Kirby, skinny girls with big breasts definitely do exist in nature! It’s not a very common body type, though.
Urk, my apologies. That should have read “don’t go together normally.” I’ve met skinny, large-bosomed females as well, so I know they exist.
I wonder what the real reason is for the entire room to go silent and stare at hoppers blue eyes. Fly open?
“Someone needs to make them understand that young men will never want to be intimate with them if they’re even a little heavy, and they’re doomed if they don’t lose weight.”
It just boggles my mind that he really believes this. He dosen’t say most men, or usually, he says ALL young men. It’s just baffling. Has he never met a guy that likes big ladies? I mean… there are so many guys who like a little more cushin’ for the pushin’… I just don’t even… *sigh*
And whoever used the word zaftig upthread, that’s an awesome word.
Laughing gull, I’ve been in situations where the entire room has gone silent and stared as someone entered the room… They’re all silently calculating the distance to the nearest exit that doesn’t involve crossing his path. (Windows will do in a pinch…)
Maybe guys really are “hardwired” for skinny girls?
No.
but as was said, I am only one data point.
Windows will do in a pinch
Being a Mac user, this sums up my feelings nicely.
Well, come on, a Mac/PC flame war is better than listening to MRAs whine about fat girls, isn’t it?
“Weak, worldly, wimpy, wide-minded weedhead weirdo.”
Umm…”Fearful, faithless, friend of Dorothy, Fox-rejecting, freaking flower child.”
ZRM, please… I beg, I grovel, I IMPLORE you… Not a Mac/PC flame war. I’d rather argue about whether or not hip hop is music or not, and that ranks slightly below my desire to yank my fingernails out with pliers.
Laughing gull: Maybe he has a hideous eye deformity.
Hmmm…
Disgusting demonic disgruntled Democrap Dead-head doper.
This is fun!
katz: You are so very, very bad!
ooo! Those are all good ones too, Marion!
I noticed that the ward hopper mentioned having a disordered apartment and that he doesn’t know how to cook. It makes me wonder if he is scrambling to find a wife so he can have a live in maid and cook that will give him an occasional blowjob. Also, if he is like some Mormons and wants 10 kids or more, than he is going to have to relax his standards on weight.
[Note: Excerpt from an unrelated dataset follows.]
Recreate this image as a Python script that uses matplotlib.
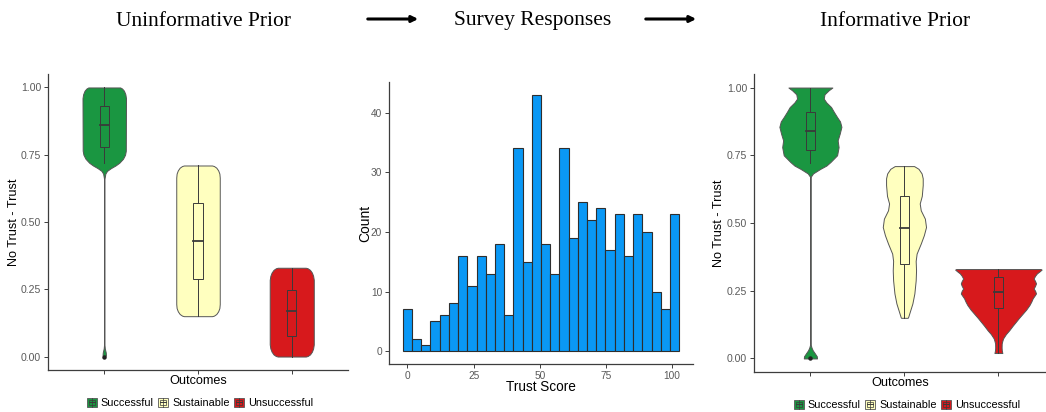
import numpy as np
import matplotlib
matplotlib.use("Agg")
import matplotlib.pyplot as plt
from matplotlib.patches import Rectangle
from matplotlib.lines import Line2D
from matplotlib.legend_handler import HandlerBase

plt.rcParams['font.family'] = ['Liberation Sans', 'DejaVu Sans']

# ---- data ----
outcomes = ["Successful", "Sustainable", "Unsuccessful"]
outcome_colors = ["#1a9641", "#ffffbf", "#d7191c"]

# survey responses histogram (30 bins)
trust_counts = [7, 2, 1, 5, 6, 8, 16, 11, 16, 13, 18, 6, 34, 15, 43,
                18, 13, 34, 19, 25, 22, 24, 17, 23, 16, 23, 20, 10, 7, 23]
trust_bin_width = 3.48
hist_xticks = [0, 25, 50, 75, 100]
hist_yticks = [0, 10, 20, 30, 40]
prob_ticks = [0.0, 0.25, 0.5, 0.75, 1.0]

# uninformative prior: violin outlines (y, half width)
uninf_succ_y = [0.0, 0.005, 0.015, 0.03, 0.045, 0.66, 0.68, 0.69, 0.70, 0.71,
                0.72, 0.735, 0.75, 0.765, 0.96, 0.975, 0.988, 0.996, 1.0]
uninf_succ_w = [0.01, 0.018, 0.016, 0.006, 0.002, 0.002, 0.012, 0.03, 0.07, 0.12,
                0.16, 0.2, 0.222, 0.23, 0.232, 0.225, 0.21, 0.19, 0.17]
uninf_sust_y = [0.15, 0.152, 0.158, 0.168, 0.18, 0.195, 0.665, 0.68, 0.692, 0.702, 0.708, 0.71]
uninf_sust_w = [0.15, 0.17, 0.195, 0.215, 0.228, 0.232, 0.232, 0.228, 0.215, 0.195, 0.17, 0.15]
uninf_uns_y = [0.0, 0.002, 0.008, 0.018, 0.03, 0.045, 0.285, 0.3, 0.312, 0.322, 0.328, 0.33]
uninf_uns_w = [0.15, 0.17, 0.195, 0.215, 0.228, 0.235, 0.235, 0.228, 0.215, 0.195, 0.17, 0.15]

# informative prior: violin outlines (y, half width)
inf_succ_y = [0.0, 0.008, 0.02, 0.03, 0.04, 0.05, 0.065, 0.67, 0.683, 0.70, 0.712,
              0.725, 0.75, 0.78, 0.805, 0.83, 0.855, 0.875, 0.891, 0.91, 0.928,
              0.945, 0.959, 0.975, 0.99, 1.0]
inf_succ_w = [0.07, 0.068, 0.045, 0.025, 0.012, 0.004, 0.002, 0.002, 0.028, 0.106, 0.17,
              0.213, 0.284, 0.30, 0.29, 0.312, 0.33, 0.315, 0.284, 0.25, 0.22,
              0.17, 0.142, 0.15, 0.195, 0.234]
inf_sust_y = [0.15, 0.153, 0.172, 0.203, 0.24, 0.288, 0.325, 0.36, 0.387, 0.424,
              0.455, 0.485, 0.516, 0.547, 0.572, 0.6, 0.64, 0.665, 0.683, 0.70, 0.71]
inf_sust_w = [0.035, 0.04, 0.057, 0.085, 0.106, 0.12, 0.124, 0.12, 0.13, 0.174,
              0.207, 0.23, 0.218, 0.174, 0.163, 0.185, 0.195, 0.195, 0.183, 0.15, 0.103]
inf_uns_y = [0.02, 0.03, 0.04, 0.055, 0.065, 0.074, 0.09, 0.104, 0.12, 0.135, 0.15,
             0.166, 0.18, 0.197, 0.21, 0.222, 0.232, 0.24, 0.25, 0.258, 0.268,
             0.277, 0.286, 0.295, 0.305, 0.314, 0.322, 0.328, 0.33]
inf_uns_w = [0.042, 0.036, 0.034, 0.035, 0.042, 0.05, 0.08, 0.115, 0.15, 0.185, 0.22,
             0.26, 0.295, 0.33, 0.35, 0.365, 0.385, 0.40, 0.39, 0.375, 0.39,
             0.40, 0.39, 0.375, 0.39, 0.41, 0.44, 0.46, 0.45]

# boxplot stats: lower whisker, q1, median, q3, upper whisker
uninf_box = [[0.72, 0.78, 0.86, 0.93, 1.0],
             [0.15, 0.288, 0.43, 0.57, 0.71],
             [0.0, 0.078, 0.171, 0.249, 0.33]]
inf_box = [[0.72, 0.769, 0.839, 0.909, 1.0],
           [0.15, 0.348, 0.48, 0.599, 0.71],
           [0.021, 0.187, 0.246, 0.299, 0.33]]
# outliers (category index, value)
uninf_outliers = [(0, 0.0)]
inf_outliers = [(0, 0.0)]

OUTLINE = "#555555"
BOXLINE = "#3a3a3a"
AXCOL = "#3d3d3d"
TICKCOL = "#5a5a5a"


class BoxKey(HandlerBase):
    """legend key that looks like ggplot's boxplot glyph"""
    def create_artists(self, legend, orig_handle, xdescent, ydescent,
                       width, height, fontsize, trans):
        fc = orig_handle.get_facecolor()
        x0, y0 = -xdescent, -ydescent
        outer = Rectangle((x0, y0), width, height, facecolor=fc,
                          edgecolor=OUTLINE, lw=0.6, transform=trans)
        inner = Rectangle((x0 + width * 0.2, y0 + height * 0.2), width * 0.6,
                          height * 0.6, fill=False, edgecolor=BOXLINE, lw=0.5,
                          transform=trans)
        mid = Line2D([x0 + width * 0.2, x0 + width * 0.8], [y0 + height / 2] * 2,
                     color=BOXLINE, lw=0.7, transform=trans)
        whisk = Line2D([x0 + width / 2] * 2, [y0, y0 + height], color=BOXLINE,
                       lw=0.5, transform=trans)
        return [outer, whisk, inner, mid]


def style_axes(ax):
    for s in ["top", "right"]:
        ax.spines[s].set_visible(False)
    for s in ["left", "bottom"]:
        ax.spines[s].set_color(AXCOL)
        ax.spines[s].set_linewidth(0.9)
    ax.tick_params(colors=AXCOL, labelcolor=TICKCOL, length=3, width=0.7,
                   labelsize=7.6, pad=2)


def violin_panel(ax, profiles, boxes, outliers, xmax):
    for i, (ys, ws) in enumerate(profiles):
        pos = i + 1
        ys = np.asarray(ys)
        ws = np.asarray(ws)
        ax.fill_betweenx(ys, pos - ws, pos + ws, facecolor=outcome_colors[i],
                         edgecolor=OUTLINE, lw=0.7, zorder=2)
        lo, q1, med, q3, hi = boxes[i]
        bw = 0.1
        ax.plot([pos, pos], [q3, hi], color=BOXLINE, lw=0.7, zorder=3)
        ax.plot([pos, pos], [lo, q1], color=BOXLINE, lw=0.7, zorder=3)
        ax.add_patch(Rectangle((pos - bw / 2, q1), bw, q3 - q1,
                               facecolor=outcome_colors[i], edgecolor=BOXLINE,
                               lw=0.7, zorder=3))
        ax.plot([pos - bw / 2, pos + bw / 2], [med, med], color=BOXLINE,
                lw=1.3, zorder=4)
    for i, v in outliers:
        ax.plot(i + 1, v, 'o', color="#222222", ms=2.2, zorder=5)
    ax.set_xlim(0.4, xmax)
    ax.set_ylim(-0.05, 1.05)
    ax.set_xticks([1, 2, 3])
    ax.set_xticklabels([])
    ax.set_yticks(prob_ticks)
    ax.set_yticklabels(["%.2f" % t for t in prob_ticks])
    style_axes(ax)
    ax.set_ylabel("No Trust - Trust", fontsize=9.1)
    ax.set_xlabel("Outcomes", fontsize=9.1)


fig = plt.figure(figsize=(10.46, 4.12), dpi=100)
W, H = 1046.0, 412.0

ax1 = fig.add_axes([48 / W, (H - 370) / H, 300 / W, 296 / H])
ax2 = fig.add_axes([389 / W, (H - 364) / H, 304 / W, 282 / H])
ax3 = fig.add_axes([754 / W, (H - 372) / H, 292 / W, 298 / H])

# left: uninformative prior
violin_panel(ax1, [(uninf_succ_y, uninf_succ_w), (uninf_sust_y, uninf_sust_w),
                   (uninf_uns_y, uninf_uns_w)], uninf_box, uninf_outliers, 3.6)
ax1.yaxis.set_label_coords(-0.092, 0.5)
ax1.xaxis.set_label_coords(0.5, -0.017)

# right: informative prior (cut at the picture edge)
violin_panel(ax3, [(inf_succ_y, inf_succ_w), (inf_sust_y, inf_sust_w),
                   (inf_uns_y, inf_uns_w)], inf_box, inf_outliers, 0.4 + 292 / 94)
ax3.yaxis.set_label_coords(-0.1, 0.5)
ax3.xaxis.set_label_coords(0.5, -0.017)

# middle: histogram of survey responses
centers = trust_bin_width * np.arange(len(trust_counts))
ax2.bar(centers, trust_counts, width=trust_bin_width, color="#0a98f5",
        edgecolor="#2e2e2e", lw=0.8, zorder=2)
left = centers[0] - trust_bin_width / 2
right = centers[-1] + trust_bin_width / 2
pad = 0.05 * (right - left)
ax2.set_xlim(left - pad, right + pad)
ymax = max(trust_counts)
ax2.set_ylim(-0.05 * ymax, 1.05 * ymax)
ax2.set_xticks(hist_xticks)
ax2.set_yticks(hist_yticks)
style_axes(ax2)
ax2.tick_params(labelsize=7.3)
ax2.set_ylabel("Count", fontsize=10)
ax2.set_xlabel("Trust Score", fontsize=9.8)
ax2.yaxis.set_label_coords(-0.056, 0.5)
ax2.xaxis.set_label_coords(0.5, -0.057)

# legends
handles = [Rectangle((0, 0), 1, 1, facecolor=c) for c in outcome_colors]
for cx, cy in [(200, 403), (907, 405)]:
    fig.legend(handles, outcomes, loc="center", bbox_to_anchor=(cx / W, 1 - cy / H),
               ncol=3, frameon=False, fontsize=7.8, handlelength=0.95,
               handleheight=0.95, handletextpad=0.35, columnspacing=0.4,
               handler_map={Rectangle: BoxKey()})

# titles and arrows across the top
serif = ["Liberation Serif", "DejaVu Serif"]
for txt, cx in [("Uninformative Prior", 203), ("Survey Responses", 533),
                ("Informative Prior", 895)]:
    fig.text(cx / W, 1 - 21 / H, txt, ha="center", va="center", fontsize=15.5,
             family=serif)
for x0, x1 in [(365, 421), (643, 699)]:
    fig.add_artist(matplotlib.patches.FancyArrowPatch(
        (x0 / W, 1 - 19 / H), (x1 / W, 1 - 19 / H), transform=fig.transFigure,
        arrowstyle="-|>", mutation_scale=9, lw=2.2, color="black"))

fig.savefig("out.png", dpi=100)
Even the skinniest women have trouble staying small if they spend a decade of their life being pregnant.
Just a thought: I’ve found it odd how accurately one can predict someone’s sexual fetishes, outlying predilections, and secret preferences by listening to how passionately they talk about the kinds of people and things that disgust them.
What kind of weirdo announces he can tell who looks at porn? I look at it. Who cares?